- Duracell Bunny's appearance since 2013
- First appearance: 1973
- Created by: Duracell
- Voiced by: Miles Luna (2019–present)
- Company: Duracell

In-universe information
- Full name: Duracell Bunny
- Species: Rabbit
- Gender: Male
- Affiliation: Mascot

= Duracell Bunny =

Rabbit character to advertise batteries

The Duracell Bunny is an anthropomorphic pink rabbit powered by Duracell batteries and trademarked for use in all parts of the world except Turkey, the United States and Canada. Advertisements, which may feature one Duracell Bunny, or several, usually feature the bunnies competing in some way; for example, in a game of football, a drumming competition, or a race. In advertisements, the Duracell Bunny is either a standard battery-powered toy, a stop-motion puppet, or a CGI-animated character.

==History==

1974 Duracell commercial featuring the pink drumming bunny

Mallory Duracell launched the Duracell Bunny campaign in 1973, with the "Drumming Bunny" television advertisement, created by the Dancer Fitzgerald Sample advertising agency. The ad depicted several pink toy bunnies drumming. By the end of the spot, only one was still running – that being the one powered by a Duracell alkaline battery. The advertisement claimed that Duracell batteries ran several times longer than other batteries, adding as a small footnote that it was being compared to older technology zinc-carbon batteries.

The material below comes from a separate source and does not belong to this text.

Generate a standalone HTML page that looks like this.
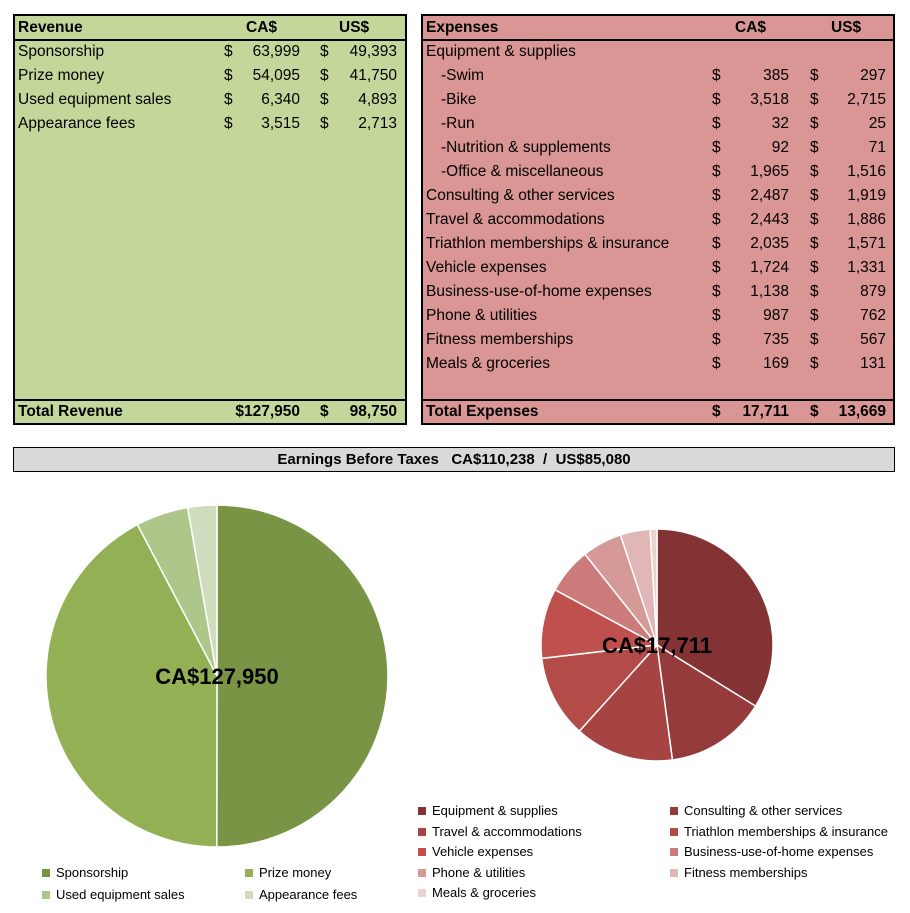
<!DOCTYPE html>
<html><head><meta charset="utf-8"><style>
body{margin:0;width:910px;height:913px;background:#fff;font-family:"Liberation Sans",sans-serif;position:relative;overflow:hidden}
.box{position:absolute;border:2px solid #000;box-sizing:border-box}
.t{position:absolute;font-size:15.5px;white-space:nowrap;line-height:24px}
.b{font-weight:bold}
.r{text-align:right}
.lg{position:absolute;font-size:13px;white-space:nowrap;line-height:16px}
.lg i{display:inline-block;width:8px;height:8px;margin-right:6px}
</style></head><body>
<div class="box" style="left:13px;top:14px;width:394px;height:411px;background:#c4d79b"></div>
<div style="position:absolute;left:13px;top:39px;width:394px;height:2px;background:#000"></div>
<div style="position:absolute;left:13px;top:399px;width:394px;height:2px;background:#000"></div>
<div class="box" style="left:421px;top:14px;width:474px;height:411px;background:#da9694"></div>
<div style="position:absolute;left:421px;top:39px;width:474px;height:2px;background:#000"></div>
<div style="position:absolute;left:421px;top:399px;width:474px;height:2px;background:#000"></div>
<div id="rows"></div>
<div class="box" style="left:13px;top:447px;width:882px;height:25px;background:#d9d9d9;border-width:1px;text-align:center;font-weight:bold;font-size:15px;line-height:23px">Earnings Before Taxes&nbsp;&nbsp; CA$110,238&nbsp; /&nbsp; US$85,080</div>
<svg id="pies" width="910" height="913" style="position:absolute;left:0;top:0"></svg>
<div id="legends"></div>
<script>
const revCats=["Sponsorship","Prize money","Used equipment sales","Appearance fees"];
const revCA=[63999,54095,6340,3515];
const revUS=[49393,41750,4893,2713];
const revColors=["#7a9445","#93b055","#afc68a","#cfdcbd"];
const expRows=["Equipment & supplies","-Swim","-Bike","-Run","-Nutrition & supplements","-Office & miscellaneous","Consulting & other services","Travel & accommodations","Triathlon memberships & insurance","Vehicle expenses","Business-use-of-home expenses","Phone & utilities","Fitness memberships","Meals & groceries"];
const expRowCA=[null,385,3518,32,92,1965,2487,2443,2035,1724,1138,987,735,169];
const expRowUS=[null,297,2715,25,71,1516,1919,1886,1571,1331,879,762,567,131];
const expCats=["Equipment & supplies","Consulting & other services","Travel & accommodations","Triathlon memberships & insurance","Vehicle expenses","Business-use-of-home expenses","Phone & utilities","Fitness memberships","Meals & groceries"];
const expVals=[5992,2487,2443,2035,1724,1138,987,735,169];
const expColors=["#843335","#953b3b","#a54442","#b34b48","#c0504d","#cb7b79","#d59a98","#e0b7b6","#ecd3d2"];
const fmt=v=>v.toLocaleString('en-US');
const R=document.getElementById('rows');
function txt(s,x,y,cls,name,right){const d=document.createElement('div');d.className='t '+(cls||'');d.textContent=s;


d.style.top=(y-12)+'px';if(right){d.style.left=(x-150)+'px';d.style.width='150px';d.style.textAlign='right';}else d.style.left=x+'px';R.appendChild(d);}
txt("Revenue",18,28,'b','revenue-title');txt("CA$",246,28,'b','revenue-ca-header');txt("US$",339,28,'b','revenue-us-header');
revCats.forEach((c,i)=>{const y=52+24*i;txt(c,18,y,'','revenue-row-label');txt("$",224,y,'','currency-sign');txt(fmt(revCA[i]),300,y,'','revenue-ca-value',1);txt("$",320,y,'','currency-sign');txt(fmt(revUS[i]),397,y,'','revenue-us-value',1);});
txt("Total Revenue",18,412,'b','total-revenue-label');txt("$127,950",300,412,'b','total-revenue-ca',1);txt("$",320,412,'b','currency-sign');txt("98,750",397,412,'b','total-revenue-us',1);
txt("Expenses",426,28,'b','expenses-title');txt("CA$",735,28,'b','expenses-ca-header');txt("US$",831,28,'b','expenses-us-header');
expRows.forEach((c,i)=>{const y=52+24*i;txt(c,426+(c[0]=='-'?15:0),y,'','expense-row-label');if(expRowCA[i]!=null){txt("$",712,y,'','currency-sign');txt(fmt(expRowCA[i]),789,y,'','expense-ca-value',1);txt("$",810,y,'','currency-sign');txt(fmt(expRowUS[i]),886,y,'','expense-us-value',1);}});
txt("Total Expenses",426,412,'b','total-expenses-label');txt("$",712,412,'b','currency-sign');txt("17,711",789,412,'b','total-expenses-ca',1);txt("$",810,412,'b','currency-sign');txt("13,669",886,412,'b','total-expenses-us',1);
const svg=document.getElementById('pies');const NS="http://www.w3.org/2000/svg";
function pie(vals,cols,cx,cy,r,label,name){const tot=vals.reduce((a,b)=>a+b,0);let a0=0;
vals.forEach((v,i)=>{const a1=a0+v/tot*2*Math.PI;const x0=cx+r*Math.sin(a0),y0=cy-r*Math.cos(a0),x1=cx+r*Math.sin(a1),y1=cy-r*Math.cos(a1);
const p=document.createElementNS(NS,'path');p.setAttribute('d',`M${cx},${cy}L${x0},${y0}A${r},${r} 0 ${a1-a0>Math.PI?1:0} 1 ${x1},${y1}Z`);
p.setAttribute('fill',cols[i]);p.setAttribute('stroke','#fff');p.setAttribute('stroke-width','1.5');


svg.appendChild(p);a0=a1;});
const t=document.createElementNS(NS,'text');t.setAttribute('x',cx);t.setAttribute('y',cy+8);t.setAttribute('text-anchor','middle');t.setAttribute('font-size','22');t.setAttribute('font-weight','bold');t.setAttribute('font-family','Liberation Sans, sans-serif');t.textContent=label;


svg.appendChild(t);}
pie(revCA,revColors,217,676,171,"CA$127,950","revenue-pie");
pie(expVals,expColors,657,645,116,"CA$17,711","expenses-pie");
const L=document.getElementById('legends');
function leg(s,c,x,y){const d=document.createElement('div');d.className='lg';d.style.left=x+'px';d.style.top=(y-8)+'px';d.innerHTML='<i style="background:'+c+'"></i>';d.appendChild(document.createTextNode(s));


L.appendChild(d);}
revCats.forEach((c,i)=>leg(c,revColors[i],i%2?245:42,873+22*Math.floor(i/2)));
expCats.forEach((c,i)=>leg(c,expColors[i],i%2?670:418,811+20.5*Math.floor(i/2)));
</script>
</body></html>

When the Duracell Bunny debuted in North America in 1973, it was slated to be just a one-shot character in the "Drumming Bunny" advertisement. Duracell purportedly trademarked their bunny, but by 1988, that trademark had lapsed. Sensing an opportunity, Duracell's North American rival Energizer created a parody of the "Drumming Bunny" in 1988. Energizer's parody ad began much as Duracell's original 1973 ad did, except that midway through the discussion of which drumming rabbit would last longest, it was interrupted by the Energizer Bunny, a different pink rabbit wearing sunglasses, flip-flops, and beating a bass drum. Energizer created a multi-year campaign around the Energizer Bunny. There are significant differences in appearance between the two companies' mascots – the Energizer Bunny wears sunglasses, has larger ears, is a different shade of pink, and has a different body shape. Also, while the Energizer Bunny is a single rabbit, the Duracell Bunnies are a species. The Duracell Bunny advertising campaign has evolved, and Duracell Bunnies are usually depicted as doing something other than beating a drum as they did in the original 1973 advertisement. In 2019, the bunny spoke for the first time, with its voice being provided by American voice actor and writer Miles Luna.

==Legal issues==

===1990 trademark dispute===
When Energizer's 1988 parody became an advertising success and Energizer trademarked its bunny, Duracell decided to revive the Duracell Bunny campaign and filed for a new United States trademark of its own, referencing the original use of the character more than a decade earlier. The resulting dispute resulted in a confidential out-of-court settlement on January 10, 1992, whereby Energizer took exclusive trademark rights in the United States and Canada, and Duracell took exclusive rights in all other places in the world.

===2016 distribution lawsuit===
In February 2016, Energizer filed a trademark infringement and contract violation lawsuit against Duracell. Energizer alleged that Duracell was using a pink bunny in its advertising in the United States, did not have any trademark rights in the United States for a pink bunny, and had violated an agreement between Energizer and Duracell governing the use of a pink bunny trademark in the U.S. Duracell replied that the cases Energizer cited came from overseas distributors importing packages from abroad, and that Duracell did not have the specific power to stop those distributors from doing so. In November 2017, a United States District court judge threw out most of Energizer's claims in a summary judgement, but leaving the breach of the 1992 territorial contract dispute active with respect to the two companies' bunny trademarks.